PAHALGAM - The Valley of Shepherds.

Situated at the confluence of the streams flowing from Sheshnag Lake and the Lidder river, Pahalgam (2,130 m) was once a humble shepherd's village with breathtaking views. Now it is Kashmir's premier resort, cool even during the height of summer when the maximum temperature does not exceed 250C. A number of hotels and lodges cater to all preferences and budgets, from luxurious hotels to unpretentious trekkers' lodges, including J&K TDC's huts.

 

Around Pahalgam are many places of interest, and because the resort is set between fairly steep hills, it is worth hiring a pony rather than walking. Pony fares are posted at prominent locations.

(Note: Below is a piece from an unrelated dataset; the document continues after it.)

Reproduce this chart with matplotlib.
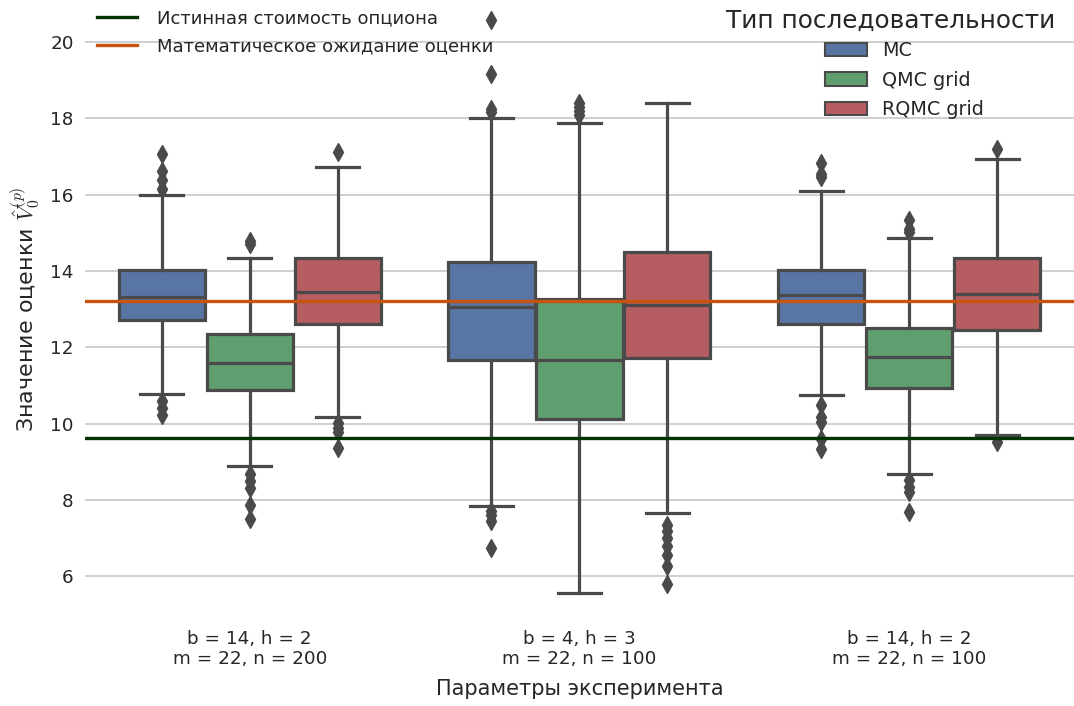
import numpy as np
import matplotlib.pyplot as plt
from matplotlib.patches import Patch
from matplotlib.lines import Line2D

plt.rcParams["mathtext.fontset"] = "cm"

groups = ["b = 14, h = 2\nm = 22, n = 200",
          "b = 4, h = 3\nm = 22, n = 100",
          "b = 14, h = 2\nm = 22, n = 100"]
kinds = ["MC", "QMC grid", "RQMC grid"]

# box statistics, [group][kind]
q1 = [[12.73, 10.89, 12.62], [11.66, 10.13, 11.71], [12.62, 10.94, 12.46]]
med = [[13.33, 11.60, 13.46], [13.06, 11.68, 13.11], [13.36, 11.75, 13.41]]
q3 = [[14.04, 12.36, 14.33], [14.23, 13.26, 14.50], [14.02, 12.50, 14.34]]
whislo = [[10.79, 8.90, 10.18], [7.84, 5.56, 7.65], [10.76, 8.69, 9.71]]
whishi = [[16.00, 14.33, 16.72], [18.00, 17.88, 18.41], [16.09, 14.86, 16.94]]
fliers = [
    [[17.06, 16.62, 16.38, 16.15, 10.60, 10.42, 10.22],
     [14.72, 14.80, 8.69, 8.50, 8.32, 7.88, 7.50],
     [17.12, 10.03, 9.90, 9.78, 9.37]],
    [[20.57, 19.17, 18.24, 18.16, 7.72, 7.62, 7.46, 6.74],
     [18.40, 18.30, 18.19, 18.08],
     [7.36, 7.20, 7.00, 6.80, 6.55, 6.27, 5.80]],
    [[16.83, 16.55, 16.46, 10.48, 10.17, 10.05, 9.60, 9.34],
     [15.33, 15.11, 15.02, 8.52, 8.34, 8.20, 7.69],
     [17.20, 9.52]],
]
true_price = 9.63
mean_estimate = 13.22

colors = ["#5875a4", "#5f9e6e", "#b55d60"]
gray = "#4a4a4a"
txt = "#262626"

fig = plt.figure(figsize=(10.74, 7.06), dpi=100)
ax = fig.add_axes([0.079, 0.124, 0.921, 0.876])

w = 0.8 / 3
for i in range(len(groups)):
    for j in range(len(kinds)):
        st = dict(med=med[i][j], q1=q1[i][j], q3=q3[i][j],
                  whislo=whislo[i][j], whishi=whishi[i][j], fliers=fliers[i][j])
        ax.bxp([st], positions=[i + (j - 1) * w], widths=w * 0.98,
               patch_artist=True, manage_ticks=False,
               boxprops=dict(facecolor=colors[j], edgecolor=gray, linewidth=2.3),
               medianprops=dict(color=gray, linewidth=2.3),
               whiskerprops=dict(color=gray, linewidth=2.3),
               capprops=dict(color=gray, linewidth=2.3),
               flierprops=dict(marker="d", markerfacecolor=gray, markeredgecolor=gray,
                               markersize=9))

ax.axhline(true_price, color="#003300", linewidth=2.4, zorder=5)
ax.axhline(mean_estimate, color="#c8550f", linewidth=2.4, zorder=5)

ax.set_xlim(-0.5, 2.5)
ax.set_ylim(4.9, 21.1)
ax.set_yticks([6, 8, 10, 12, 14, 16, 18, 20])
ax.set_xticks(range(len(groups)))
ax.set_xticklabels(groups)
ax.tick_params(length=0, labelsize=13.2, labelcolor=txt, pad=8)
ax.yaxis.grid(True, color="#cccccc", linewidth=1.3)
ax.set_axisbelow(True)
for s in ax.spines.values():
    s.set_visible(False)

ax.set_xlabel("Параметры эксперимента", fontsize=15, color=txt, labelpad=8)
ax.set_ylabel(r"Значение оценки $\hat{V}_0^{(p)}$", fontsize=16, color=txt, labelpad=6)

leg1 = ax.legend([Line2D([], [], color="#003300", linewidth=2.4),
                  Line2D([], [], color="#c8550f", linewidth=2.4)],
                 ["Истинная стоимость опциона", "Математическое ожидание оценки"],
                 loc="upper left", bbox_to_anchor=(0.0, 1.006), frameon=False,
                 fontsize=13, labelcolor=txt, handlelength=2.2, handletextpad=1.1,
                 labelspacing=0.58, borderaxespad=0.3)
ax.add_artist(leg1)

# hue legend: entries and title placed separately, as in the picture
ax.legend([Patch(facecolor=c, edgecolor=gray, linewidth=1.5) for c in colors], kinds,
          loc="upper left", bbox_to_anchor=(825 / 1074, 1 - 41 / 706),
          bbox_transform=fig.transFigure, frameon=False, fontsize=13.8,
          labelcolor=txt, handlelength=2.2, labelspacing=0.55,
          borderaxespad=0, borderpad=0)
fig.text(891 / 1074, 1 - 21 / 706, "Тип последовательности", fontsize=17.8,
         color=txt, ha="center", va="center")

fig.savefig("out.png", dpi=100)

The most beautiful of these is the huge, undulating meadow of Baisaran, surrounded by thickly wooded forests of pine. Hajan, on the way to Chandanwari, is an idyllic spot for a picnic. Filmgoers will recognize it instantly as it has been the location of several movie scenes

 

SONAMARG - The Meadow of Gold.

The drive to Sonamarg is through the Sindh Valley which presents yet another spectacular facet of countryside in Kashmir. Situated at an altitude of 2730 m, Sonamarg (‘The meadow of gold’) has, as its backdrop, snowy mountains against a cerulean sky. The Sindh River that meanders through the valley abounds with trout and mahaseer. Ponies can be hired for the trip up to Thajiwas glacier, which is a major local attraction during the summer months.

Kashmir - Pahalgam
 

Sonamarg is the base of a major trek that passes along several mountain lakes –Vishansar, Kishansar, Gadsar, Satsar and Gangabal. Sonamarg is also the take off station for the drive to Ladakh across the Zojila, a major pass in the Great Himalayan Range, through which the Srinagar-Leh Road passes.

 
Kashmir - Amarnathji Yatra

Amarnathji Yatra - a journey into faith

"The Himalayan pilgrimages are the oldest organised travel system, evolved over time by Hindu sages and embodying the spirit of wander, adventure and spirituality"

One of the holy trinity, Shiva is a living god. The most ancient and sacred book of India, the Rig Veda evokes his presence in its hymns. Vedic myths, ritual and even astronomy testify to his existence from the dawn of time.

Shiva is known to have made his home in the Himalayas. He built no house nor shelter, not for himself or his bride. He was an ascetic, and yet married; he could be both for "he was the wild god sporting in the forest or taking his ease on a cloud."

 

Legend has it that Shiva recounted to Parvati the secret of creation in the Amarnathji cave. Unknown to them, a pair of mating pigeons eavesdropped on this conversation and having learned the secret, are reborn again and again, and have made the cave their eternal abode. Many pilgrims report seeing the pigeons-pair when they trek the arduous route to pay obeisance before the ice-lingam (the phallic symbol of Shiva).